* Exercise requirements:
Return only the lines from the top of the data down to the one that holds "fig = plt.figure(figsize=(W", both included, without any pictures.

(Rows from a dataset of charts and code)
>>>

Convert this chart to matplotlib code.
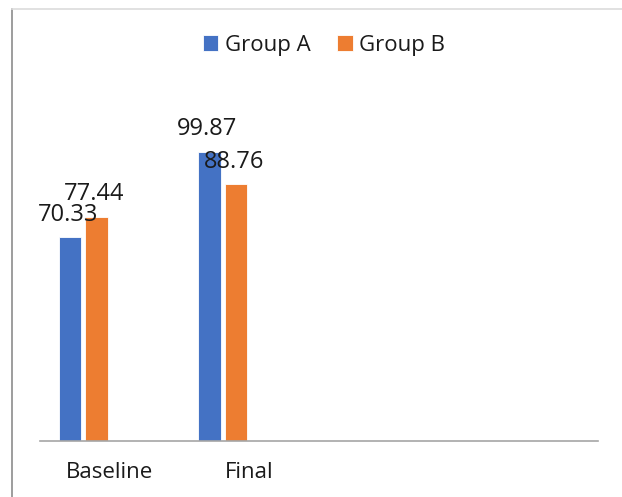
import numpy as np
import matplotlib.pyplot as plt
from matplotlib.lines import Line2D

plt.rcParams['font.family'] = ['Open Sans', 'DejaVu Sans']

# data
categories = ['Baseline', 'Final', '', '']
group_a = [70.33, 99.87]
group_b = [77.44, 88.76]
series_names = ['Group A', 'Group B']
colors = ['#4472C4', '#ED7D31']

W, H = 622, 497
fig = plt.figure(figsize=(W / 100, H / 100), dpi=100)

# plot area in pixels: x 40..598, baseline at y=441, ~2.895 px per unit
ymax = 120
px_per_unit = 2.895
ax_h = ymax * px_per_unit
ax = fig.add_axes([40 / W, (H - 441) / H, 558 / W, ax_h / H])

x = np.arange(len(categories))
width = 0.158
slot = 0.19
offsets = [-1.5 * slot, -0.5 * slot]  # 4 series slots per category, two used

for vals, name, c, off in zip([group_a, group_b], series_names, colors, offsets):
    xs = x[:len(vals)] + off
    bars = ax.bar(xs, vals, width=width, color=c, edgecolor='white',
                  linewidth=0.6, label=name)
    for b, v in zip(bars, vals):
        ax.annotate(f'{v:.2f}', (b.get_x() + b.get_width() / 2, v),
                    xytext=(-1.5, 7.5), textcoords='offset points',
                    ha='center', va='bottom', fontsize=17, color='#1a1a1a')

ax.set_xlim(-0.5, len(categories) - 0.5)
ax.set_ylim(0, ymax)
ax.set_xticks(x)
ax.set_xticklabels(categories, fontsize=16, color='#1a1a1a')
ax.tick_params(axis='x', length=0, pad=15)
ax.set_yticks([])
for s in ['top', 'right', 'left']:
    ax.spines[s].set_visible(False)
ax.spines['bottom'].set_color('#a6a6a6')
ax.spines['bottom'].set_linewidth(1.2)

fig.legend(loc='center', bbox_to_anchor=(324 / W, 1 - 45 / H), ncol=2,
           frameon=False, fontsize=16, handlelength=0.7, handleheight=0.7,
           handletextpad=0.3, columnspacing=1.2, labelcolor='#1a1a1a')

# outer frame lines
fig.add_artist(Line2D([12 / W, 12 / W], [0, 1 - 9 / H], transform=fig.transFigure,
                      color='#8c8c8c', linewidth=1.2))
fig.add_artist(Line2D([12 / W, 1], [1 - 9 / H, 1 - 9 / H], transform=fig.transFigure,
                      color='#dcdcdc', linewidth=1.2))

fig.savefig('out.png', dpi=100)
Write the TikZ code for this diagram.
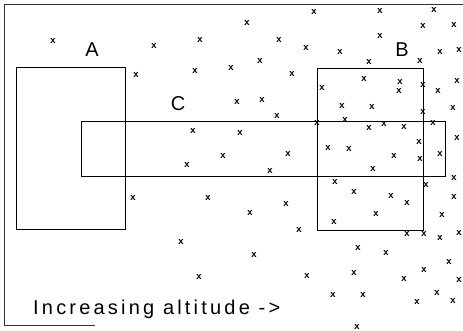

<<<

* Result of this task:
Convert this chart to matplotlib code.
import numpy as np
import matplotlib.pyplot as plt
from matplotlib.lines import Line2D

plt.rcParams['font.family'] = ['Open Sans', 'DejaVu Sans']

# data
categories = ['Baseline', 'Final', '', '']
group_a = [70.33, 99.87]
group_b = [77.44, 88.76]
series_names = ['Group A', 'Group B']
colors = ['#4472C4', '#ED7D31']

W, H = 622, 497
fig = plt.figure(figsize=(W / 100, H / 100), dpi=100)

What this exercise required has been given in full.